* _Recorded information_

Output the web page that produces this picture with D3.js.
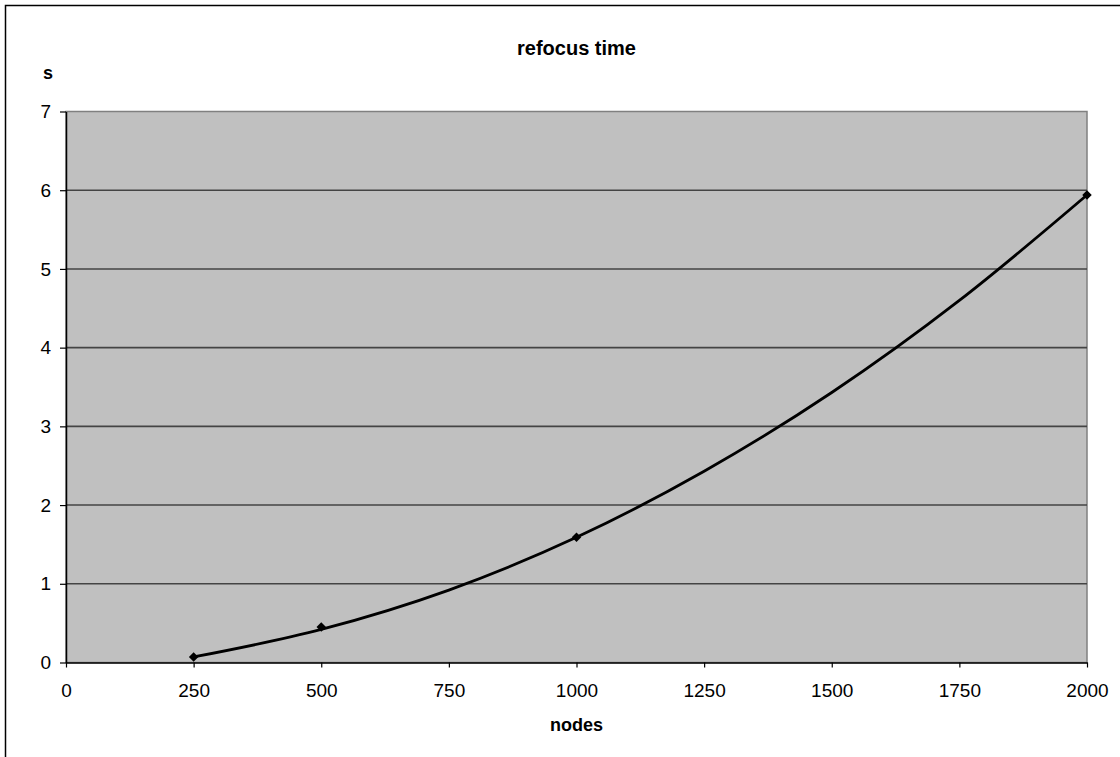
<!DOCTYPE html>
<html><head><meta charset="utf-8">
<script src="https://cdn.jsdelivr.net/npm/d3@7"></script>
<style>body{margin:0;background:#fff}svg{display:block}text{font-family:"Liberation Sans",Arial,sans-serif}</style>
</head><body><svg id="c" width="1120" height="757"></svg>
<script>
// measured data points (markers)
const nodes = [250, 500, 1000, 2000];
const seconds = [0.07, 0.45, 1.59, 5.94];
// trend line, values
const trendNodes = [250, 500, 750, 1000, 1250, 1500, 1750, 2000];
const trendSeconds = [0.07, 0.42, 0.92, 1.59, 2.43, 3.43, 4.60, 5.94];
const xTicks = [0, 250, 500, 750, 1000, 1250, 1500, 1750, 2000];
const yTicks = [0, 1, 2, 3, 4, 5, 6, 7];
const title = "refocus time", xTitle = "nodes", yTitle = "s";

const svg = d3.select("#c");
const L = 66, R = 1087, T = 111.5, B = 662.5;
const x = d3.scaleLinear().domain([0, 2000]).range([L, R]);
const y = d3.scaleLinear().domain([0, 7]).range([B, T]);

svg.append("rect").attr("x",5.5).attr("y",5.5).attr("width",1300).attr("height",1000)
  .attr("fill","#fff").attr("stroke","#000").attr("stroke-width",1.5);

svg.append("rect").attr("x",L).attr("y",T).attr("width",R-L).attr("height",B-T)
  .attr("fill","#c0c0c0").attr("stroke","#808080").attr("stroke-width",1.5);

svg.append("g").selectAll("line").data(yTicks.filter(d=>d>0&&d<7)).join("line")
  .attr("x1",L).attr("x2",R).attr("y1",d=>y(d)).attr("y2",d=>y(d))
  .attr("stroke","#444").attr("stroke-width",1.6);

const fmt = d3.format("d");
const xa = svg.append("g").attr("transform",`translate(0,${B})`)
  .call(d3.axisBottom(x).tickValues(xTicks).tickFormat(fmt).tickSize(5).tickPadding(16).tickSizeOuter(0));
const ya = svg.append("g").attr("transform",`translate(${L},0)`)
  .call(d3.axisLeft(y).tickValues(yTicks).tickFormat(fmt).tickSize(6).tickPadding(9).tickSizeOuter(0));
[xa, ya].forEach(a => {
  a.select(".domain").attr("stroke","#000").attr("stroke-width",1.5);
  a.selectAll(".tick line").attr("stroke","#000").attr("stroke-width",1.2);
  a.selectAll(".tick text").attr("font-size",19).attr("fill","#000").attr("font-family","Liberation Sans, Arial, sans-serif");
});

const trend = trendNodes.map((n,i)=>[n, trendSeconds[i]]);
svg.append("path").datum(trend)
  .attr("d", d3.line().x(d=>x(d[0])).y(d=>y(d[1])).curve(d3.curveMonotoneX))
  .attr("fill","none").attr("stroke","#000").attr("stroke-width",2.8);

const pts = nodes.map((n,i)=>[n, seconds[i]]);
svg.append("g").selectAll("path").data(pts).join("path")
  .attr("transform", d=>`translate(${x(d[0])},${y(d[1])})`)
  .attr("d", d3.symbol(d3.symbolDiamond2, 58)).attr("fill","#000");

svg.append("text").attr("x",(L+R)/2).attr("y",55).attr("text-anchor","middle")
  .attr("font-weight","bold").attr("font-size",20).text(title);
svg.append("text").attr("x",(L+R)/2).attr("y",731).attr("text-anchor","middle")
  .attr("font-weight","bold").attr("font-size",18).text(xTitle);
svg.append("text").attr("x",48).attr("y",79).attr("text-anchor","middle")
  .attr("font-weight","bold").attr("font-size",18).text(yTitle);
</script></body></html>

* _Task objective_
Are you able to set down all the lines above exactly, without any pictures?

* _Answer to the problem_
Output the web page that produces this picture with D3.js.
<!DOCTYPE html>
<html><head><meta charset="utf-8">
<script src="https://cdn.jsdelivr.net/npm/d3@7"></script>
<style>body{margin:0;background:#fff}svg{display:block}text{font-family:"Liberation Sans",Arial,sans-serif}</style>
</head><body><svg id="c" width="1120" height="757"></svg>
<script>
// measured data points (markers)
const nodes = [250, 500, 1000, 2000];
const seconds = [0.07, 0.45, 1.59, 5.94];
// trend line, values
const trendNodes = [250, 500, 750, 1000, 1250, 1500, 1750, 2000];
const trendSeconds = [0.07, 0.42, 0.92, 1.59, 2.43, 3.43, 4.60, 5.94];
const xTicks = [0, 250, 500, 750, 1000, 1250, 1500, 1750, 2000];
const yTicks = [0, 1, 2, 3, 4, 5, 6, 7];
const title = "refocus time", xTitle = "nodes", yTitle = "s";

const svg = d3.select("#c");
const L = 66, R = 1087, T = 111.5, B = 662.5;
const x = d3.scaleLinear().domain([0, 2000]).range([L, R]);
const y = d3.scaleLinear().domain([0, 7]).range([B, T]);

svg.append("rect").attr("x",5.5).attr("y",5.5).attr("width",1300).attr("height",1000)
  .attr("fill","#fff").attr("stroke","#000").attr("stroke-width",1.5);

svg.append("rect").attr("x",L).attr("y",T).attr("width",R-L).attr("height",B-T)
  .attr("fill","#c0c0c0").attr("stroke","#808080").attr("stroke-width",1.5);

svg.append("g").selectAll("line").data(yTicks.filter(d=>d>0&&d<7)).join("line")
  .attr("x1",L).attr("x2",R).attr("y1",d=>y(d)).attr("y2",d=>y(d))
  .attr("stroke","#444").attr("stroke-width",1.6);

const fmt = d3.format("d");
const xa = svg.append("g").attr("transform",`translate(0,${B})`)
  .call(d3.axisBottom(x).tickValues(xTicks).tickFormat(fmt).tickSize(5).tickPadding(16).tickSizeOuter(0));
const ya = svg.append("g").attr("transform",`translate(${L},0)`)
  .call(d3.axisLeft(y).tickValues(yTicks).tickFormat(fmt).tickSize(6).tickPadding(9).tickSizeOuter(0));
[xa, ya].forEach(a => {
  a.select(".domain").attr("stroke","#000").attr("stroke-width",1.5);
  a.selectAll(".tick line").attr("stroke","#000").attr("stroke-width",1.2);
  a.selectAll(".tick text").attr("font-size",19).attr("fill","#000").attr("font-family","Liberation Sans, Arial, sans-serif");
});

const trend = trendNodes.map((n,i)=>[n, trendSeconds[i]]);
svg.append("path").datum(trend)
  .attr("d", d3.line().x(d=>x(d[0])).y(d=>y(d[1])).curve(d3.curveMonotoneX))
  .attr("fill","none").attr("stroke","#000").attr("stroke-width",2.8);

const pts = nodes.map((n,i)=>[n, seconds[i]]);
svg.append("g").selectAll("path").data(pts).join("path")
  .attr("transform", d=>`translate(${x(d[0])},${y(d[1])})`)
  .attr("d", d3.symbol(d3.symbolDiamond2, 58)).attr("fill","#000");

svg.append("text").attr("x",(L+R)/2).attr("y",55).attr("text-anchor","middle")
  .attr("font-weight","bold").attr("font-size",20).text(title);
svg.append("text").attr("x",(L+R)/2).attr("y",731).attr("text-anchor","middle")
  .attr("font-weight","bold").attr("font-size",18).text(xTitle);
svg.append("text").attr("x",48).attr("y",79).attr("text-anchor","middle")
  .attr("font-weight","bold").attr("font-size",18).text(yTitle);
</script></body></html>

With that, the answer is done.